Having researched even thus far into Churchill’s adult life, I could already see that he always made the very best of whatever cards he held. A winter of idleness was being put to the best possible use. His mother’s sponsorship, which others might have used simply to enhance their social life, provided him with a passport to New York and Cuba. His contract with the Daily Graphic was no doubt obtained largely on the strength of his father’s reputation with that paper for which he had written from South Africa in 1891. Lord Randolph would have been agreeably surprised, having only a year before his death in January 1895 expressed his concern that his son would become ‘a mere social wastrel, one of the handful of public school failures’.
The cards were not always to be so favourable. In the next few years Churchill would be dealt hands which others would have thrown in without hesitation. Somehow he always turned them into winners.
Churchill did not celebrate his twenty-first birthday on 30 November 1895 with a ball at Blenheim Palace, his ancestral home. That would have been conventional, and he was not a conventional young man. It was not the popping of champagne corks but the crack of rifle-fire which heralded his coming of age. In Cuba, under fire for the first time, a bullet missed his head by less than a foot before fatally wounding the horse beside him. It was the first example of what would be Churchill’s phenomenal luck in the face of enemy fire.

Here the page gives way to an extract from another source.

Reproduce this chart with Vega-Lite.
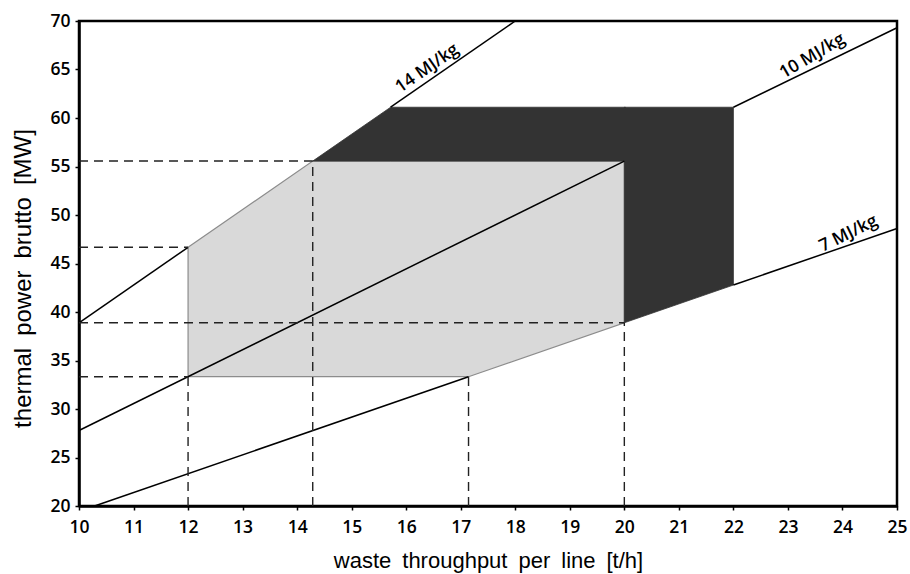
{
  "$schema": "https://vega.github.io/schema/vega-lite/v6.json",
  "width": 818,
  "height": 485,
  "autosize": {"type": "none"},
  "padding": {"left": 79, "top": 21, "right": 13, "bottom": 68},
  "background": "white",
  "config": {
    "view": {"stroke": "black", "strokeWidth": 2.5},
    "axis": {
      "domainColor": "black",
      "domainWidth": 2.5,
      "tickColor": "black",
      "tickWidth": 1.5,
      "tickSize": 4,
      "grid": false,
      "labelFont": "Open Sans",
      "labelFontSize": 17.5,
      "labelFontWeight": 600,
      "labelColor": "black",
      "labelFlush": false,
      "titleFont": "Liberation Sans",
      "titleFontWeight": "normal",
      "titleColor": "black"
    }
  },
  "datasets": {
    "gray": [
      {"x": 12, "top": 46.67, "bottom": 33.33},
      {"x": 14.286, "top": 55.56, "bottom": 33.33},
      {"x": 17.143, "top": 55.56, "bottom": 33.33},
      {"x": 20, "top": 55.56, "bottom": 38.89}
    ],
    "black": [
      {"piece": "a", "x": 14.286, "top": 55.56, "bottom": 55.56},
      {"piece": "a", "x": 15.714, "top": 61.11, "bottom": 55.56},
      {"piece": "a", "x": 20.02, "top": 61.11, "bottom": 55.56},
      {"piece": "b", "x": 20, "top": 61.11, "bottom": 38.89},
      {"piece": "b", "x": 22, "top": 61.11, "bottom": 42.78}
    ],
    "segs": [
      {"kind": "solid", "x1": 10, "y1": 38.89, "x2": 12, "y2": 46.67},
      {"kind": "solid", "x1": 15.714, "y1": 61.11, "x2": 18, "y2": 70},
      {"kind": "solid", "x1": 10, "y1": 27.78, "x2": 20, "y2": 55.56},
      {"kind": "solid", "x1": 22, "y1": 61.11, "x2": 25, "y2": 69.3},
      {"kind": "solid", "x1": 10.286, "y1": 20, "x2": 17.143, "y2": 33.33},
      {"kind": "solid", "x1": 22, "y1": 42.78, "x2": 25, "y2": 48.61},
      {"kind": "dashed", "x1": 10, "y1": 55.56, "x2": 14.286, "y2": 55.56},
      {"kind": "dashed", "x1": 10, "y1": 46.67, "x2": 12, "y2": 46.67},
      {"kind": "dashed", "x1": 10, "y1": 38.89, "x2": 20, "y2": 38.89},
      {"kind": "dashed", "x1": 10, "y1": 33.33, "x2": 12, "y2": 33.33},
      {"kind": "dashed", "x1": 12, "y1": 20, "x2": 12, "y2": 33.33},
      {"kind": "dashed", "x1": 14.286, "y1": 20, "x2": 14.286, "y2": 55.56},
      {"kind": "dashed", "x1": 17.143, "y1": 20, "x2": 17.143, "y2": 33.33},
      {"kind": "dashed", "x1": 20, "y1": 20, "x2": 20, "y2": 38.89}
    ],
    "labels": [
      {"label": "14 MJ/kg", "x": 16.5, "y": 64.17},
      {"label": "10 MJ/kg", "x": 23.55, "y": 65.4},
      {"label": "7 MJ/kg", "x": 24.2, "y": 47.05}
    ]
  },
  "layer": [
    {
      "data": {"name": "gray"},
      "mark": {"type": "area", "color": "#d9d9d9", "opacity": 1, "stroke": "#8c8c8c", "strokeWidth": 1.2},
      "encoding": {
        "x": {
          "field": "x", "type": "quantitative",
          "scale": {"domain": [10, 25], "nice": false, "zero": false},
          "axis": {
            "values": [10,11,12,13,14,15,16,17,18,19,20,21,22,23,24,25],
            "labelPadding": 8,
            "title": "waste\u2002throughput\u2002per\u2002line\u2002[t/h]",
            "titleFontSize": 22,
            "titleY": 61, "titleBaseline": "alphabetic"
          }
        },
        "y": {
          "field": "top", "type": "quantitative",
          "scale": {"domain": [20, 70], "nice": false, "zero": false},
          "axis": {
            "values": [20,25,30,35,40,45,50,55,60,65,70],
            "labelPadding": 5,
            "title": "thermal\u2002power\u2002brutto\u2002[MW]",
            "titleFontSize": 24,
            "titleX": -49, "titleY": 257, "titleAngle": -90, "titleBaseline": "alphabetic", "titleAlign": "center"
          }
        },
        "y2": {"field": "bottom"}
      }
    },
    {
      "data": {"name": "black"},
      "mark": {"type": "area", "color": "#333333", "opacity": 1, "stroke": "#333333", "strokeWidth": 0.8},
      "encoding": {
        "x": {"field": "x", "type": "quantitative"},
        "y": {"field": "top", "type": "quantitative"},
        "y2": {"field": "bottom"},
        "detail": {"field": "piece", "type": "nominal"}
      }
    },
    {
      "data": {"name": "segs"},
      "transform": [{"filter": "datum.kind === 'solid'"}],
      "mark": {"type": "rule", "color": "black", "strokeWidth": 1.5},
      "encoding": {
        "x": {"field": "x1", "type": "quantitative"},
        "y": {"field": "y1", "type": "quantitative"},
        "x2": {"field": "x2"},
        "y2": {"field": "y2"}
      }
    },
    {
      "data": {"name": "segs"},
      "transform": [{"filter": "datum.kind === 'dashed'"}],
      "mark": {"type": "rule", "color": "#222222", "strokeWidth": 1.4, "strokeDash": [9, 6]},
      "encoding": {
        "x": {"field": "x1", "type": "quantitative"},
        "y": {"field": "y1", "type": "quantitative"},
        "x2": {"field": "x2"},
        "y2": {"field": "y2"}
      }
    },
    {
      "data": {"name": "labels"},
      "mark": {"type": "text", "font": "Open Sans", "fontSize": 17.5, "fontWeight": 600, "color": "black", "align": "center", "baseline": "bottom", "dy": -2},
      "encoding": {
        "x": {"field": "x", "type": "quantitative"},
        "y": {"field": "y", "type": "quantitative"},
        "text": {"field": "label"},
        "angle": {
          "field": "label", "type": "nominal",
          "scale": {"domain": ["14 MJ/kg", "10 MJ/kg", "7 MJ/kg"], "range": [-34.7, -26.3, -19.1]},
          "legend": null
        }
      }
    }
  ]
}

This short adventure in someone else’s war brought Churchill his first medal – the Spanish Red Cross, which unfortunately he could not wear on his British uniform – and earned him a certain amount of notoriety in the British press. It also earned him twenty-five guineas, his first income as a journalist. His letters from Cuba, written while living rough, were a portent of his formidable journalistic talents.